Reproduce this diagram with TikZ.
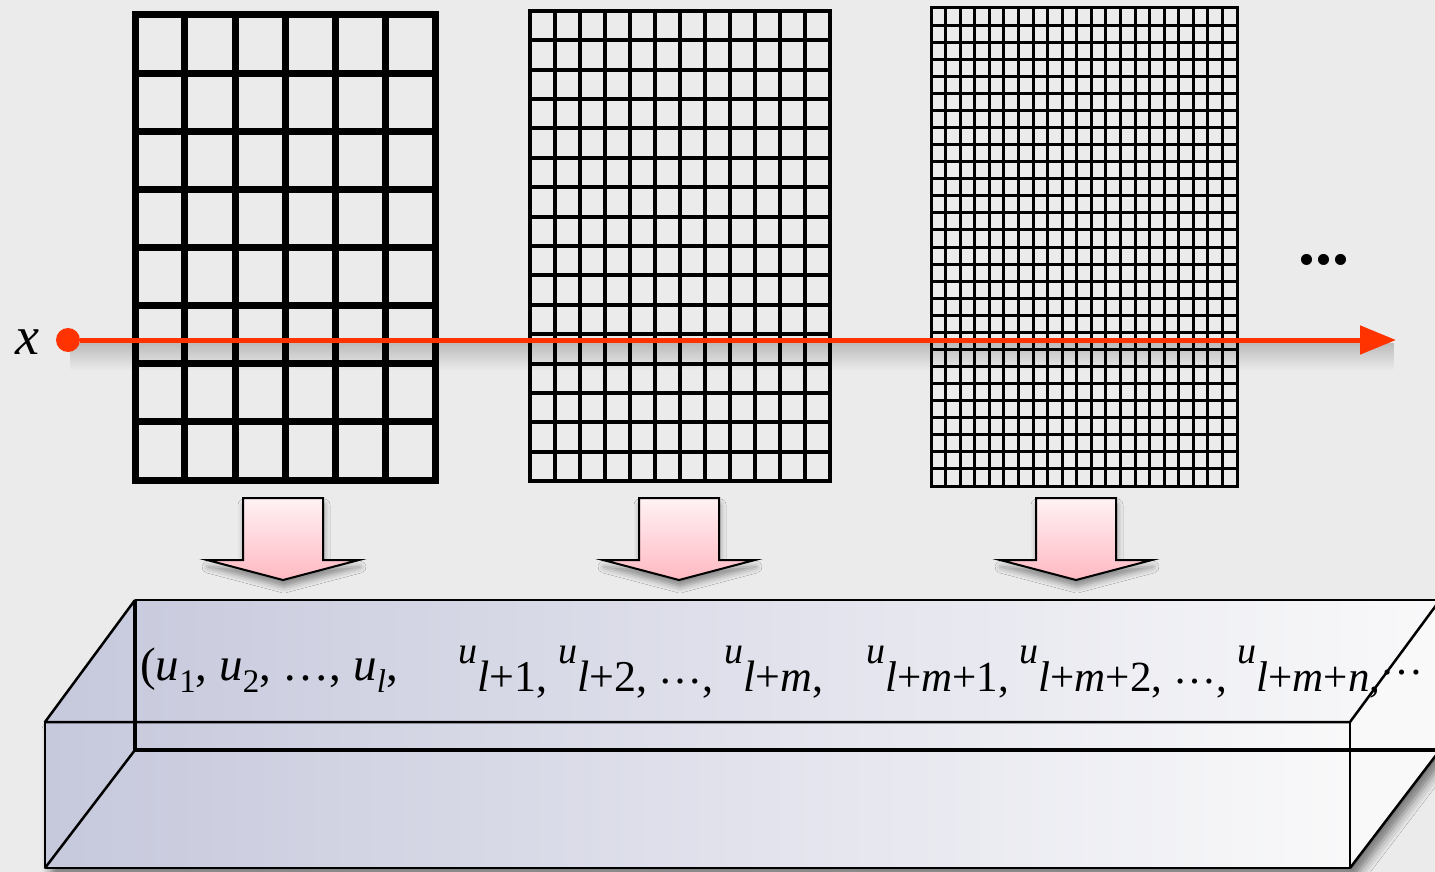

...

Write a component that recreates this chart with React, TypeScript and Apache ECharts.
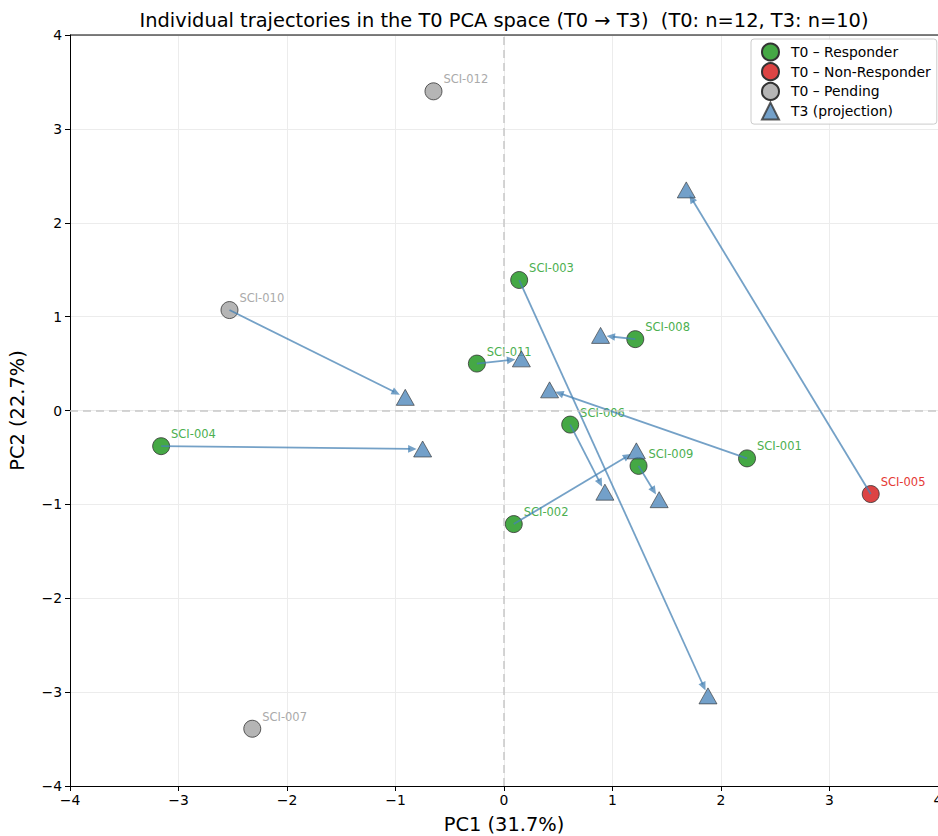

==

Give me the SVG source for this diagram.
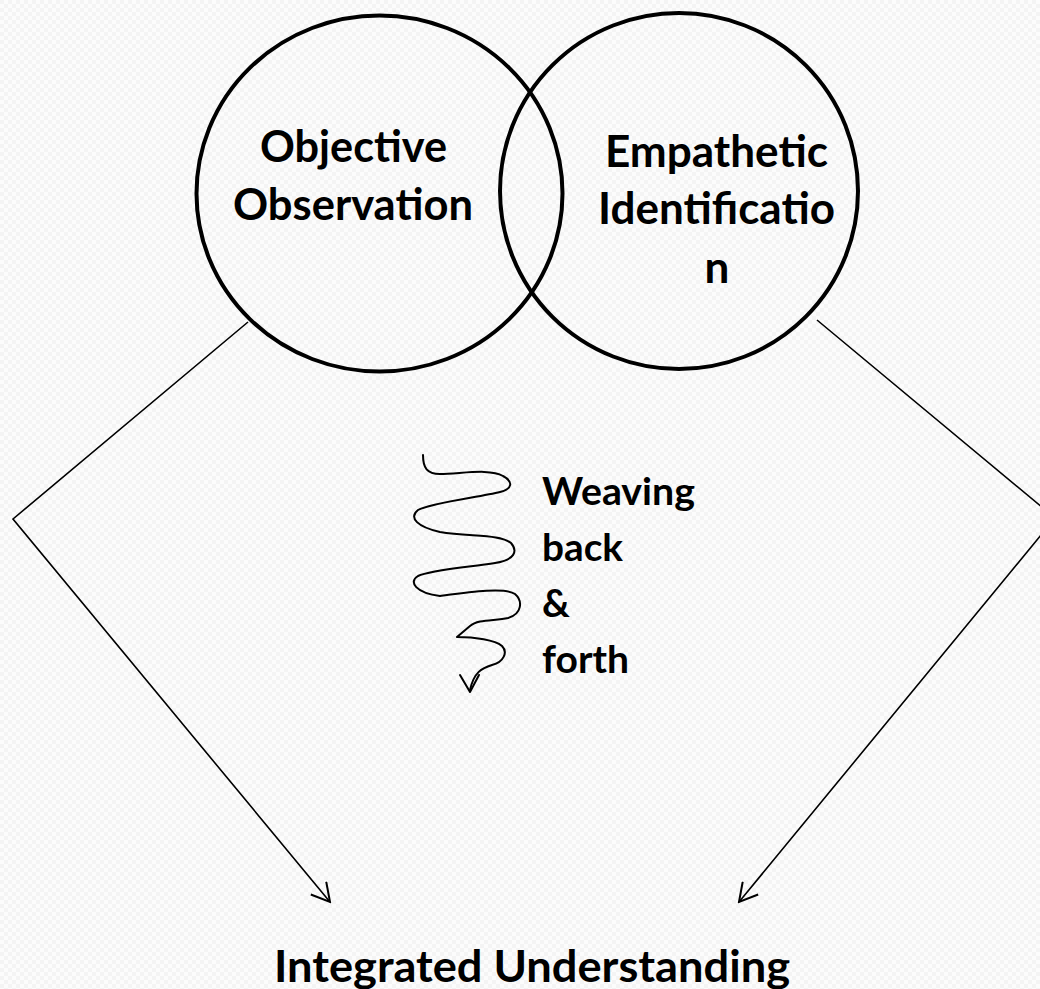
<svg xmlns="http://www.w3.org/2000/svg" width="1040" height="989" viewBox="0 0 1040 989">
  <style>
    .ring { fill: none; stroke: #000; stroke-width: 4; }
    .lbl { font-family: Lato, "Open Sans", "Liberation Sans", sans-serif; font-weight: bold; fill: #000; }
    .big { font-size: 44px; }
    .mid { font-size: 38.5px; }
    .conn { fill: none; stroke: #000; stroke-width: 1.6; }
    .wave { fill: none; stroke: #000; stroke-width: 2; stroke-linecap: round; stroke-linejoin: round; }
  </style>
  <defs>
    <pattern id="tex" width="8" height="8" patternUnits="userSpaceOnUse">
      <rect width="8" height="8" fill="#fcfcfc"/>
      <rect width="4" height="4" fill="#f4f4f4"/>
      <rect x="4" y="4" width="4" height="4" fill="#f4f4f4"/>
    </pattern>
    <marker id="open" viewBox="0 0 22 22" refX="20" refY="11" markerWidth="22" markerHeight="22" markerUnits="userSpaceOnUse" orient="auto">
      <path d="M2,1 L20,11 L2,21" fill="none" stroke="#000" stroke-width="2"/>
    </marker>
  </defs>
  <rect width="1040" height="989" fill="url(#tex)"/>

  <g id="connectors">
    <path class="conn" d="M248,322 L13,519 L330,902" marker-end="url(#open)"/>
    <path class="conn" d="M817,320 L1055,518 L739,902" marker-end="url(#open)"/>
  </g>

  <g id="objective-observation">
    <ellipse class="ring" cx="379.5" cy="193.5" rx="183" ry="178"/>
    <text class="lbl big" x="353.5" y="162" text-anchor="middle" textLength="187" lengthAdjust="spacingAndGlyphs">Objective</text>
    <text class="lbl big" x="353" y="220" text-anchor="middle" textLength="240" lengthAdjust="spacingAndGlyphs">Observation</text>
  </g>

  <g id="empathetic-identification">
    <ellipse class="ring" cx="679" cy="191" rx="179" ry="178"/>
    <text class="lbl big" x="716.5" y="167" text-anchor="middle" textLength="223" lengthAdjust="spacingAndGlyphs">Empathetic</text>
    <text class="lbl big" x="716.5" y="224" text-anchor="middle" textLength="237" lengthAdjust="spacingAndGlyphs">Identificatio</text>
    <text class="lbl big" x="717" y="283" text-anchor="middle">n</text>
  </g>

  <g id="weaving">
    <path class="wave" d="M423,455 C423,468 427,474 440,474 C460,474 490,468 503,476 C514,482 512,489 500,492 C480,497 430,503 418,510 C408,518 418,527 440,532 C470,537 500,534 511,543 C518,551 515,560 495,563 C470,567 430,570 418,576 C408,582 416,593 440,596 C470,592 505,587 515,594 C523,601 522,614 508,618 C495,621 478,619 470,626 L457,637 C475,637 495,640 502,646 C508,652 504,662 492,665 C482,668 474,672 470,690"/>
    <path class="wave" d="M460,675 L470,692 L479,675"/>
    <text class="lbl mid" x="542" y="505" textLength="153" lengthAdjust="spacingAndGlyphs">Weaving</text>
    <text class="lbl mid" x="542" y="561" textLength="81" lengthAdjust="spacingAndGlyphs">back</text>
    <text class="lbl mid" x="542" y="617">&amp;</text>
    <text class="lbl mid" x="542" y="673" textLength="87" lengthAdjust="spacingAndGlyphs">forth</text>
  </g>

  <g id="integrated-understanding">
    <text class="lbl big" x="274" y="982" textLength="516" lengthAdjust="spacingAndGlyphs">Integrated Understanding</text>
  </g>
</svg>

*Exercise details*
Pick out the lines above containing the word "with", then copy them.

*Correct answer*
Reproduce this diagram with TikZ.
Write a component that recreates this chart with React, TypeScript and Apache ECharts.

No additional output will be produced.